Many basic questions still remained unanswered, such as who was driving, if the crash was caused by officers trying to avoid something in the roadway and whether the officers were wearing seat belts.

“I know the public wants to know. I know the media wants to know,” he said.

Gillespie said he would tell the public what caused the accident as soon as the investigation is over. Investigators are still working on their speed workup, in which they perform their own calculations as to how fast the car was traveling and what happened during the crash.

The car also contains a “black box” with its own data, but investigators are not given access to the box’s contents until the speed workup is done, Gillespie said. That is routine during investigations, and is done so that the box’s contents do not bias the investigators’ work, he said.

Investigators have been given as much time as needed to complete their findings.

On Friday, a memorial site at the scene of the crash grew as friends and members of the department remembered Beitel, who, like Nesheiwat, was a local graduate who desired to become a police officer.

Gang said Beitel joined the Marine Corps after graduation, where he gained an almost obsessive compulsion with exercise.

Upon his return, police work was a natural fit for him, she said.

“I have several police officer friends, but Milburn was almost on another level,” she said. “He loved being a cop more than anyone.”

But on his off-time, Beitel was always willing to support his friends in their own endeavors, Gang said.

He was even supposed to take a few days off this weekend to watch Gang race off-road vehicles in California. Gang said she will still race.

“I’m out here for him,” she said.

Between his time spent at the gym, at work, with friends and with his dog, Winston, Beitel was always busy, she said.

He was a positive, honest, loving person, she said, and wasn’t one to dwell on the negatives of life.

He wasn’t chasing a dream, he was living it, she said.

“I really, truly think he lived his life the way he wanted to every day,” she said. “He told us all the time he was so happy to wake up in the morning and go to work.”

A close friend in the Police Department, who preferred anonymity, said she met Beitel a year and a half ago and he immediately made an impression.

“When he came into our briefing room, he was always the loudest person you ever heard. He always had something quick-witted to say. Always a smile,” said the friend.

He took his job very seriously, she said. He was the type who’d always come home disappointed if he didn’t make an arrest.

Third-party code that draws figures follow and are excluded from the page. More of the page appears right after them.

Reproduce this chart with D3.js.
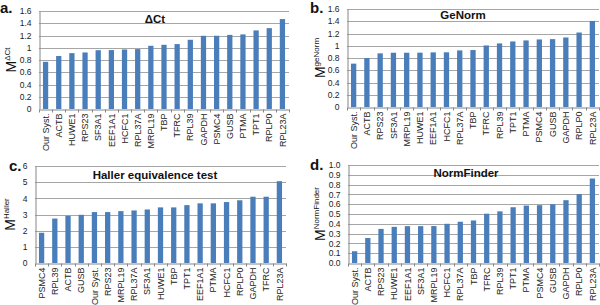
<!DOCTYPE html>
<html>
<head>
<meta charset="utf-8">
<script src="https://cdnjs.cloudflare.com/ajax/libs/d3/7.8.5/d3.min.js"></script>
<style>
  body { margin: 0; background: #fff; }
  svg { display: block; font-family: "Liberation Sans", Arial, sans-serif; }
</style>
</head>
<body>
<div id="chart-container"></div>
<script>
// Panel a: delta Ct
const genesA = ["Our Syst.", "ACTB", "HUWE1", "RPS23", "SF3A1", "EEF1A1", "HCFC1", "RPL37A", "MRPL19", "TBP",
  "TFRC", "RPL39", "GAPDH", "PSMC4", "GUSB", "PTMA", "TPT1", "RPLP0", "RPL23A"];
const valuesA = [0.77, 0.865, 0.912, 0.923, 0.96, 0.962, 0.972, 0.978, 1.032, 1.048,
  1.06, 1.13, 1.195, 1.196, 1.21, 1.218, 1.283, 1.32, 1.468];

// Panel b: geNorm
const genesB = ["Our Syst.", "ACTB", "RPS23", "SF3A1", "MRPL19", "HUWE1", "EEF1A1", "HCFC1", "RPL37A", "TBP",
  "TFRC", "RPL39", "TPT1", "PTMA", "PSMC4", "GUSB", "GAPDH", "RPLP0", "RPL23A"];
const valuesB = [0.708, 0.8, 0.876, 0.886, 0.886, 0.887, 0.892, 0.893, 0.924, 0.93,
  1.005, 1.038, 1.07, 1.087, 1.103, 1.108, 1.135, 1.216, 1.405];

// Panel c: Haller equivalence test
const genesC = ["PSMC4", "RPL39", "ACTB", "GUSB", "Our Syst.", "RPS23", "MRPL19", "RPL37A", "SF3A1", "HUWE1",
  "TBP", "TPT1", "EEF1A1", "PTMA", "HCFC1", "RPLP0", "GAPDH", "TFRC", "RPL23A"];
const valuesC = [1.87, 2.75, 2.92, 2.98, 3.15, 3.15, 3.21, 3.25, 3.31, 3.44,
  3.44, 3.58, 3.69, 3.69, 3.77, 3.88, 4.1, 4.1, 5.06];

// Panel d: NormFinder
const genesD = ["Our Syst.", "ACTB", "RPS23", "HUWE1", "EEF1A1", "SF3A1", "MRPL19", "HCFC1", "RPL37A", "TBP",
  "TFRC", "RPL39", "TPT1", "PTMA", "PSMC4", "GUSB", "GAPDH", "RPLP0", "RPL23A"];
const valuesD = [0.12, 0.255, 0.348, 0.369, 0.376, 0.376, 0.377, 0.4, 0.421, 0.434,
  0.503, 0.527, 0.569, 0.586, 0.59, 0.6, 0.641, 0.703, 0.862];

const yTicksA = [0, 0.2, 0.4, 0.6, 0.8, 1, 1.2, 1.4, 1.6];
const yTicksC = [0, 1, 2, 3, 4, 5, 6];
const yTicksD = [0, 0.1, 0.2, 0.3, 0.4, 0.5, 0.6, 0.7, 0.8, 0.9, 1.0];

const barColor = "#4a7ebb";
const gridColor = "#a6a6a6";
const axisColor = "#868686";

const svg = d3.select("#chart-container")
  .append("svg")
    .attr("width", 600)
    .attr("height", 305);

function drawPanel(p) {
  const g = svg.append("g");

  const x = d3.scaleBand()
    .domain(p.genes)
    .range([p.left, p.right])
    .paddingInner(0.6)
    .paddingOuter(0.3);

  const y = d3.scaleLinear()
    .domain([0, p.yMax])
    .range([p.bottom, p.top]);

  // gridlines
  g.selectAll(".grid")
    .data(p.ticks.filter(d => d > 0))
    .enter().append("line")
      .attr("x1", p.left)
      .attr("x2", p.right)
      .attr("y1", d => Math.round(y(d)) + 0.5)
      .attr("y2", d => Math.round(y(d)) + 0.5)
      .attr("stroke", gridColor)
      .attr("stroke-width", 1);

  // bars
  g.selectAll(".bar")
    .data(p.values)
    .enter().append("rect")
      .attr("x", (d, i) => x(p.genes[i]))
      .attr("y", d => y(d))
      .attr("width", x.bandwidth())
      .attr("height", d => p.bottom - y(d))
      .attr("fill", barColor);

  // y axis
  const yAxis = g.append("g")
    .attr("transform", `translate(${Math.round(p.left) + 0.5},0)`)
    .call(d3.axisLeft(y).tickValues(p.ticks).tickSize(0).tickPadding(8).tickFormat(p.fmt));
  yAxis.select(".domain").attr("stroke", axisColor);
  yAxis.selectAll("text")
    .attr("font-size", "8.5px")
    .attr("font-family", "Liberation Sans, Arial, sans-serif")
    .attr("fill", "#222");

  // x axis
  const xAxis = g.append("g")
    .attr("transform", `translate(0,${Math.round(p.bottom) + 0.5})`)
    .call(d3.axisBottom(x).tickSize(0).tickPadding(0));
  xAxis.select(".domain").attr("stroke", axisColor);
  xAxis.selectAll("text")
    .attr("font-size", "9px")
    .attr("font-family", "Liberation Sans, Arial, sans-serif")
    .attr("fill", "#222")
    .attr("text-anchor", "end")
    .attr("dy", "0.35em")
    .attr("transform", "translate(0,4) rotate(-90)");

  // category separator ticks
  xAxis.selectAll(".sep")
    .data(d3.range(p.genes.length + 1))
    .enter().append("line")
      .attr("x1", i => Math.round(p.left + i * x.step()) + 0.5)
      .attr("x2", i => Math.round(p.left + i * x.step()) + 0.5)
      .attr("y1", 0)
      .attr("y2", 3)
      .attr("stroke", axisColor);

  // title
  g.append("text")
    .attr("x", p.titleX)
    .attr("y", p.titleY)
    .attr("text-anchor", "middle")
    .attr("font-weight", "bold")
    .attr("font-size", "11.5px")
    .attr("fill", "#111")
    .text(p.title);

  // panel letter
  g.append("text")
    .attr("x", p.letterX)
    .attr("y", p.letterY)
    .attr("font-weight", "bold")
    .attr("font-size", "15px")
    .attr("fill", "#111")
    .text(p.letter);

  // y label: M with superscript
  const lab = g.append("text")
    .attr("transform", `translate(${p.labelX},${(p.top + p.bottom) / 2}) rotate(-90)`)
    .attr("text-anchor", "middle")
    .attr("fill", "#111");
  lab.append("tspan").attr("font-size", "14px").text("M");
  lab.append("tspan").attr("font-size", "8px").attr("dy", "-6").text(p.sup);
}

drawPanel({
  genes: genesA, values: valuesA, ticks: yTicksA, yMax: 1.6, fmt: d3.format("~g"),
  left: 39, right: 289, top: 11, bottom: 109,
  title: "\u0394Ct", titleX: 155, titleY: 23,
  letter: "a.", letterX: 0, letterY: 13, labelX: 16, sup: "\u0394Ct"
});

drawPanel({
  genes: genesB, values: valuesB, ticks: yTicksA, yMax: 1.6, fmt: d3.format("~g"),
  left: 347, right: 599, top: 9, bottom: 107,
  title: "GeNorm", titleX: 463, titleY: 19,
  letter: "b.", letterX: 310, letterY: 13, labelX: 325, sup: "geNorm"
});

drawPanel({
  genes: genesC, values: valuesC, ticks: yTicksC, yMax: 6, fmt: d3.format("d"),
  left: 35, right: 286, top: 166, bottom: 263,
  title: "Haller equivalence test", titleX: 155, titleY: 179,
  letter: "c.", letterX: 9, letterY: 171, labelX: 15, sup: "Haller"
});

drawPanel({
  genes: genesD, values: valuesD, ticks: yTicksD, yMax: 1.0, fmt: d3.format(".1f"),
  left: 348, right: 599, top: 165, bottom: 263,
  title: "NormFinder", titleX: 466, titleY: 177,
  letter: "d.", letterX: 310, letterY: 170, labelX: 325, sup: "NormFinder"
});
</script>
</body>
</html>
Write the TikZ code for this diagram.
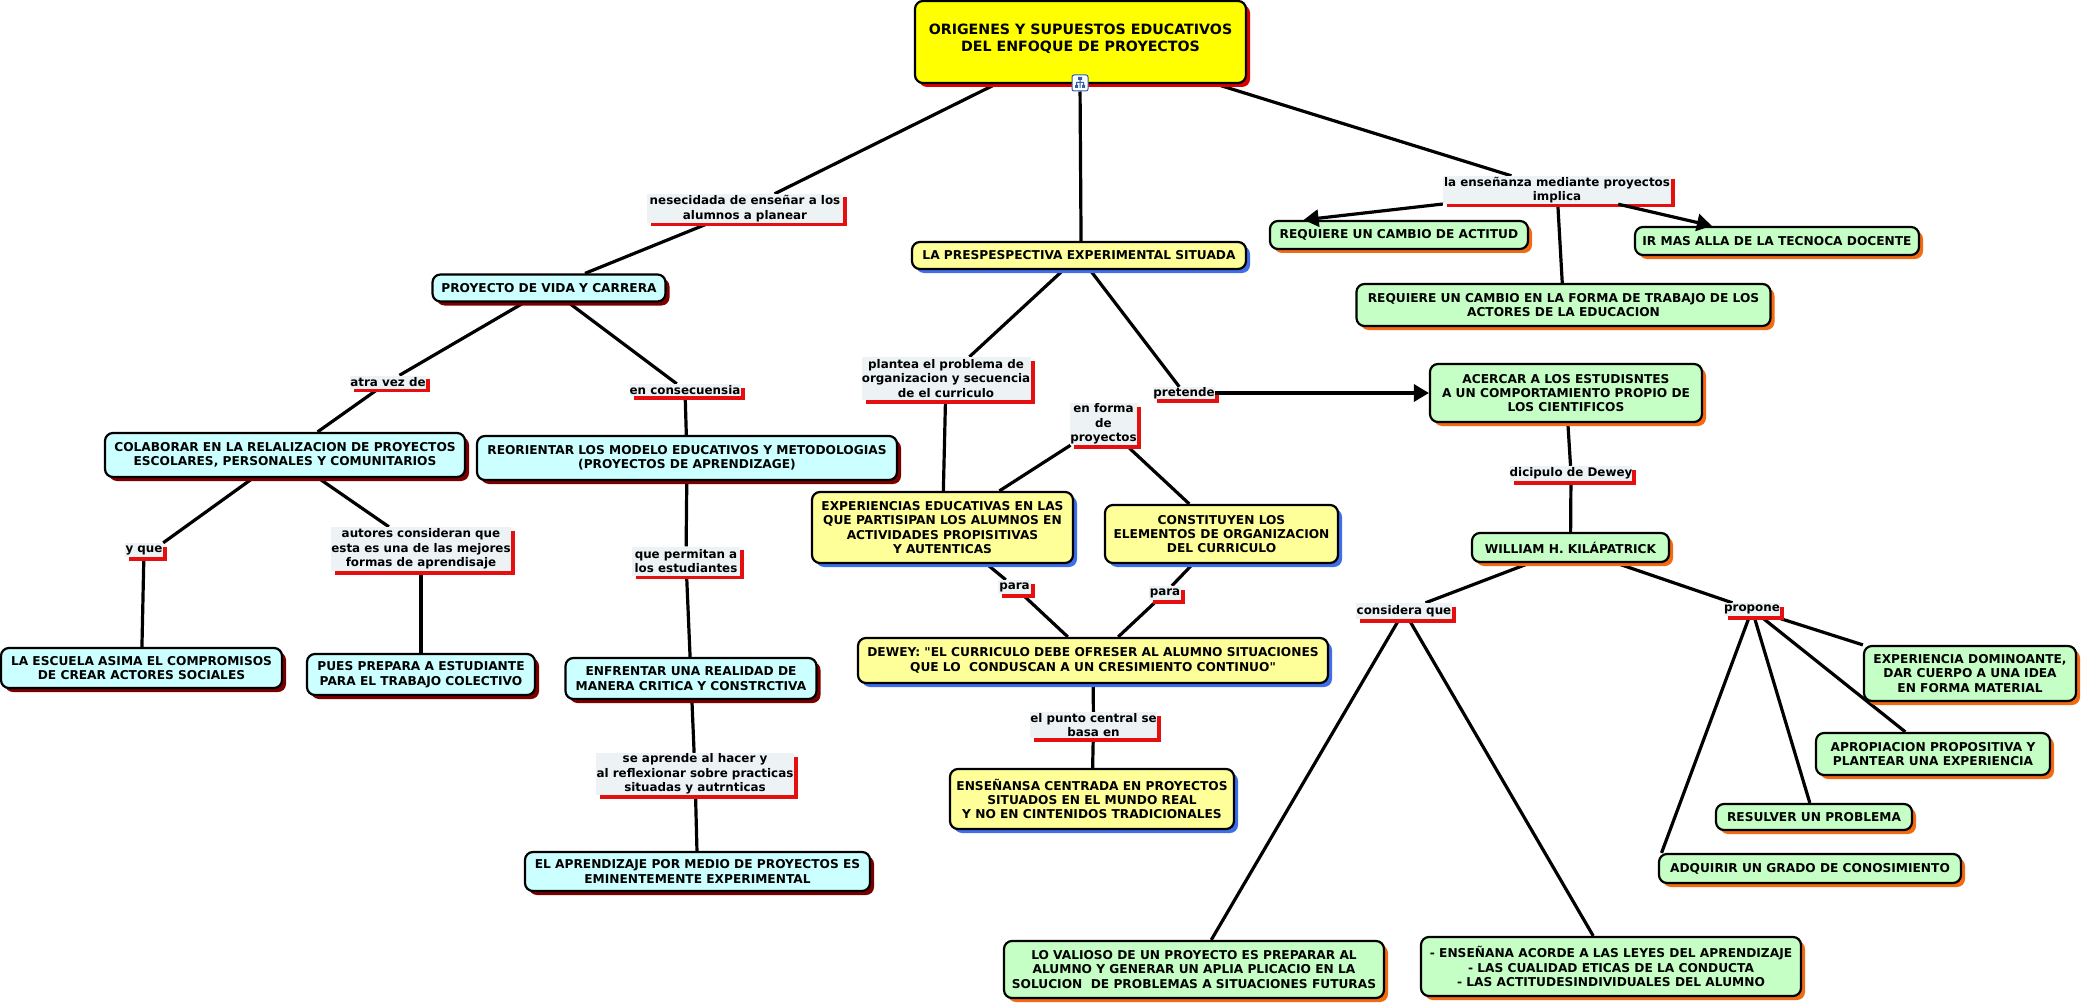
\documentclass[tikz,border=0pt]{standalone}
\usepackage{fontspec}
\newfontfamily\mapfont{DejaVu Sans}
\usepackage{tikz}
\usetikzlibrary{shadows, backgrounds, arrows.meta}

\definecolor{rootfill}{HTML}{FFFF00}
\definecolor{rootshade}{HTML}{DD0000}
\definecolor{yellowfill}{HTML}{FFFF99}
\definecolor{yellowshade}{HTML}{3F6FE8}
\definecolor{cyanfill}{HTML}{CCFFFF}
\definecolor{cyanshade}{HTML}{7A0000}
\definecolor{greenfill}{HTML}{C6FFC6}
\definecolor{greenshade}{HTML}{F26A12}
\definecolor{linkfill}{HTML}{EDF2F5}
\definecolor{linkshade}{HTML}{E60F0F}
\definecolor{iconblue}{HTML}{2F5FA8}

\tikzset{
  x=1pt, y=-1pt,
  boxsize/.style 2 args={minimum width=#1pt, minimum height=#2pt},
  basebox/.style={draw=black, line width=2.2pt, rounded corners=8pt, align=center,
    inner sep=0pt, text=black, font=\mapfont\fontsize{12.2}{14.4}\selectfont\bfseries},
  rootbox/.style={basebox, fill=rootfill, font=\mapfont\fontsize{14.2}{17}\selectfont\bfseries,
    general shadow={fill=rootshade, shadow xshift=4pt, shadow yshift=-4pt}},
  yellowbox/.style={basebox, fill=yellowfill,
    general shadow={fill=yellowshade, shadow xshift=4pt, shadow yshift=-4pt}},
  cyanbox/.style={basebox, fill=cyanfill,
    general shadow={fill=cyanshade, shadow xshift=4pt, shadow yshift=-4pt}},
  greenbox/.style={basebox, fill=greenfill,
    general shadow={fill=greenshade, shadow xshift=4pt, shadow yshift=-4pt}},
  linkbox/.style={fill=linkfill, align=center, inner sep=0pt, text=black, yshift=-1pt,
    font=\mapfont\fontsize{11.9}{14.4}\selectfont\bfseries,
    general shadow={fill=linkshade, shadow xshift=4pt, shadow yshift=-3.5pt}},
  conn/.style={draw=black, line width=3.2pt},
  connto/.style={conn, -{Triangle[length=15pt, width=17pt]}}
}

\begin{document}
\begin{tikzpicture}

\useasboundingbox ( 0, 0 ) rectangle ( 2083, 1003 );

% Root
\node (root) at ( 1080.5, 42 ) [rootbox, boxsize={331}{82}] {ORIGENES Y SUPUESTOS EDUCATIVOS\\DEL ENFOQUE DE PROYECTOS\\[-9pt]};
\node (icon) at ( 1080, 83 ) [draw=iconblue, fill=white, line width=1pt, rounded corners=2pt, boxsize={16}{16}, inner sep=0pt] {};
\fill [iconblue, shift={(icon.center)}] ( -2, -6 ) rectangle ( 2, -3 ) ( -5, 2 ) rectangle ( -2, 5 ) ( 2, 2 ) rectangle ( 5, 5 )
  ( -0.5, -3 ) rectangle ( 0.5, 5 ) ( -4, -1 ) rectangle ( 4, 0 ) ( -4, 0 ) rectangle ( -3, 2 ) ( 3, 0 ) rectangle ( 4, 2 );

% Left branch
\node (necesidad) at ( 745, 207.5 ) [linkbox, boxsize={196}{29}] {nesecidada de enseñar a los\\alumnos a planear};
\node (proyecto) at ( 549, 288 ) [cyanbox, boxsize={233}{27}] {PROYECTO DE VIDA Y CARRERA};
\node (atravez) at ( 388, 381 ) [linkbox, boxsize={75}{13}] {atra vez de};
\node (consecuencia) at ( 685, 389 ) [linkbox, boxsize={111}{12}] {en consecuensia};
\node (colaborar) at ( 285, 455 ) [cyanbox, boxsize={360}{44}] {COLABORAR EN LA RELALIZACION DE PROYECTOS\\ESCOLARES, PERSONALES Y COMUNITARIOS};
\node (reorientar) at ( 687, 458 ) [cyanbox, boxsize={420}{44}] {REORIENTAR LOS MODELO EDUCATIVOS Y METODOLOGIAS\\(PROYECTOS DE APRENDIZAGE)};
\node (yque) at ( 144, 549 ) [linkbox, boxsize={38}{14}] {y que};
\node (autores) at ( 421, 548 ) [linkbox, boxsize={180}{44}] {autores consideran que\\esta es una de las mejores\\formas de aprendisaje};
\node (permitan) at ( 686, 560 ) [linkbox, boxsize={108}{29}] {que permitan a\\los estudiantes};
\node (escuela) at ( 141.5, 668 ) [cyanbox, boxsize={281}{40}] {LA ESCUELA ASIMA EL COMPROMISOS\\DE CREAR ACTORES SOCIALES};
\node (prepara) at ( 421, 674.5 ) [cyanbox, boxsize={228}{41}] {PUES PREPARA A ESTUDIANTE\\PARA EL TRABAJO COLECTIVO};
\node (enfrentar) at ( 691, 678.5 ) [cyanbox, boxsize={251}{41}] {ENFRENTAR UNA REALIDAD DE\\MANERA CRITICA Y CONSTRCTIVA};
\node (aprende) at ( 695, 773 ) [linkbox, boxsize={198}{42}] {se aprende al hacer y\\al reflexionar sobre practicas\\situadas y autrnticas};
\node (aprendizaje) at ( 697.5, 871.5 ) [cyanbox, boxsize={345}{39}] {EL APRENDIZAJE POR MEDIO DE PROYECTOS ES\\EMINENTEMENTE EXPERIMENTAL};

% Middle branch
\node (perspectiva) at ( 1079, 255.5 ) [yellowbox, boxsize={334}{27}] {LA PRESPESPECTIVA EXPERIMENTAL SITUADA};
\node (plantea) at ( 946, 377.5 ) [linkbox, boxsize={169}{43}] {plantea el problema de\\organizacion y secuencia\\de el curriculo};
\node (pretende) at ( 1184, 392 ) [linkbox, boxsize={62}{12}] {pretende};
\node (forma) at ( 1103.5, 423 ) [linkbox, boxsize={67}{42}] {en forma\\de\\proyectos};
\node (experiencias) at ( 942.5, 527.5 ) [yellowbox, boxsize={261}{71}] {EXPERIENCIAS EDUCATIVAS EN LAS\\QUE PARTISIPAN LOS ALUMNOS EN\\ACTIVIDADES PROPISITIVAS\\Y AUTENTICAS};
\node (constituyen) at ( 1221.5, 534 ) [yellowbox, boxsize={233}{58}] {CONSTITUYEN LOS\\ELEMENTOS DE ORGANIZACION\\DEL CURRICULO};
\node (paraleft) at ( 1014.5, 586 ) [linkbox, boxsize={33}{14}] {para};
\node (pararight) at ( 1165, 592 ) [linkbox, boxsize={32}{14}] {para};
\node (dewey) at ( 1093, 660.5 ) [yellowbox, boxsize={470}{45}] {DEWEY: "EL CURRICULO DEBE OFRESER AL ALUMNO SITUACIONES\\QUE LO\ \ CONDUSCAN A UN CRESIMIENTO CONTINUO"};
\node (punto) at ( 1093.5, 724 ) [linkbox, boxsize={127}{26}] {el punto central se\\basa en};
\node (ensenansa) at ( 1092, 799 ) [yellowbox, boxsize={284}{60}] {ENSEÑANSA CENTRADA EN PROYECTOS\\SITUADOS EN EL MUNDO REAL\\Y NO EN CINTENIDOS TRADICIONALES};

% Right branch
\node (ensenanza) at ( 1557, 189 ) [linkbox, boxsize={228}{28}] {la enseñanza mediante proyectos\\implica};
\node (actitud) at ( 1399, 235 ) [greenbox, boxsize={258}{28}] {REQUIERE UN CAMBIO DE ACTITUD};
\node (tecnica) at ( 1777, 241 ) [greenbox, boxsize={284}{28}] {IR MAS ALLA DE LA TECNOCA DOCENTE};
\node (trabajo) at ( 1563.5, 305 ) [greenbox, boxsize={414}{42}] {REQUIERE UN CAMBIO EN LA FORMA DE TRABAJO DE LOS\\ACTORES DE LA EDUCACION};
\node (acercar) at ( 1566, 393 ) [greenbox, boxsize={272}{58}] {ACERCAR A LOS ESTUDISNTES\\A UN COMPORTAMIENTO PROPIO DE\\LOS CIENTIFICOS};
\node (dicipulo) at ( 1571, 472.5 ) [linkbox, boxsize={120}{15}] {dicipulo de Dewey};
\node (william) at ( 1570.5, 547.5 ) [greenbox, boxsize={197}{29}] {WILLIAM H. KILÁPATRICK};
\node (considera) at ( 1404, 610 ) [linkbox, boxsize={96}{16}] {considera que};
\node (propone) at ( 1752, 608.5 ) [linkbox, boxsize={56}{13}] {propone};
\node (valioso) at ( 1194, 969.5 ) [greenbox, boxsize={380}{57}] {LO VALIOSO DE UN PROYECTO ES PREPARAR AL\\ALUMNO Y GENERAR UN APLIA PLICACIO EN LA\\SOLUCION\ \ DE PROBLEMAS A SITUACIONES FUTURAS};
\node (acorde) at ( 1611, 966.5 ) [greenbox, boxsize={380}{59}] {- ENSEÑANA ACORDE A LAS LEYES DEL APRENDIZAJE\\- LAS CUALIDAD ETICAS DE LA CONDUCTA\\- LAS ACTITUDESINDIVIDUALES DEL ALUMNO};
\node (dominante) at ( 1970, 673.5 ) [greenbox, boxsize={212}{55}] {EXPERIENCIA DOMINOANTE,\\DAR CUERPO A UNA IDEA\\EN FORMA MATERIAL};
\node (apropiacion) at ( 1933, 754 ) [greenbox, boxsize={234}{42}] {APROPIACION PROPOSITIVA Y\\PLANTEAR UNA EXPERIENCIA};
\node (resulver) at ( 1814, 817 ) [greenbox, boxsize={196}{26}] {RESULVER UN PROBLEMA};
\node (adquirir) at ( 1810, 868.5 ) [greenbox, boxsize={302}{29}] {ADQUIRIR UN GRADO DE CONOSIMIENTO};

% Connectors
\begin{scope}[on background layer]
\draw [conn] (root) -- (necesidad);
\draw [conn] (necesidad) -- (proyecto);
\draw [conn] (proyecto) -- (atravez);
\draw [conn] (proyecto) -- (consecuencia);
\draw [conn] (atravez) -- (colaborar);
\draw [conn] (consecuencia) -- (reorientar);
\draw [conn] (colaborar) -- (yque.north east);
\draw [conn] (colaborar) -- (autores);
\draw [conn] (reorientar) -- (permitan);
\draw [conn] (yque) -- (escuela);
\draw [conn] (autores) -- (prepara);
\draw [conn] (permitan) -- (enfrentar);
\draw [conn] (enfrentar) -- (aprende);
\draw [conn] (aprende) -- (aprendizaje);

\draw [conn] (icon) -- (perspectiva.82);
\draw [conn] (perspectiva) -- (plantea);
\draw [conn] (perspectiva) -- (pretende);
\draw [conn] (plantea) -- (experiencias);
\draw [conn] (forma) -- (experiencias);
\draw [conn] (forma) -- (constituyen);
\draw [conn] (experiencias) -- (paraleft);
\draw [conn] (constituyen) -- (pararight);
\draw [conn] (paraleft) -- (dewey);
\draw [conn] (pararight) -- (dewey);
\draw [conn] (dewey) -- (punto);
\draw [conn] (punto) -- (ensenansa);

\draw [conn] (root) -- (ensenanza);
\draw [conn] (ensenanza) -- (trabajo);
\draw [conn] (acercar) -- (dicipulo);
\draw [conn] (dicipulo) -- (william);
\draw [conn] (william) -- (considera);
\draw [conn] (william) -- (propone);
\draw [conn] (considera) -- (valioso);
\draw [conn] (considera) -- (acorde);
\draw [conn] (propone) -- (dominante.north west);
\draw [conn] (propone) -- (apropiacion);
\draw [conn] (propone) -- (resulver);
\draw [conn] (propone) -- (adquirir.174);
\end{scope}

% Arrows
\draw [connto] (ensenanza.187) -- (actitud.171);
\draw [connto] (ensenanza) -- (tecnica);
\draw [connto] (pretende) -- (acercar);

\end{tikzpicture}
\end{document}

“He was disappointed if he didn’t catch a bad guy, because the streets weren’t safer,” she said.

Away from work, she said Beitel took his personal life as seriously as his job.

If a friend was in a pinch — stuck at a bar after a few too many drinks, or just in need of an extra hand on moving day — he’d drop his own activities immediately, no matter what plans he had.

Beitel had about five tattoos on various parts of his body, including one that signified his time in the Marine Corps, she said.

But the one she remembered most, she said, was a pair of wings he’d had tattooed on his back and shoulders.

“Ironically, he pretty much is an angel now,” she said.

Review-Journal writer Brian Haynes contributed to this report.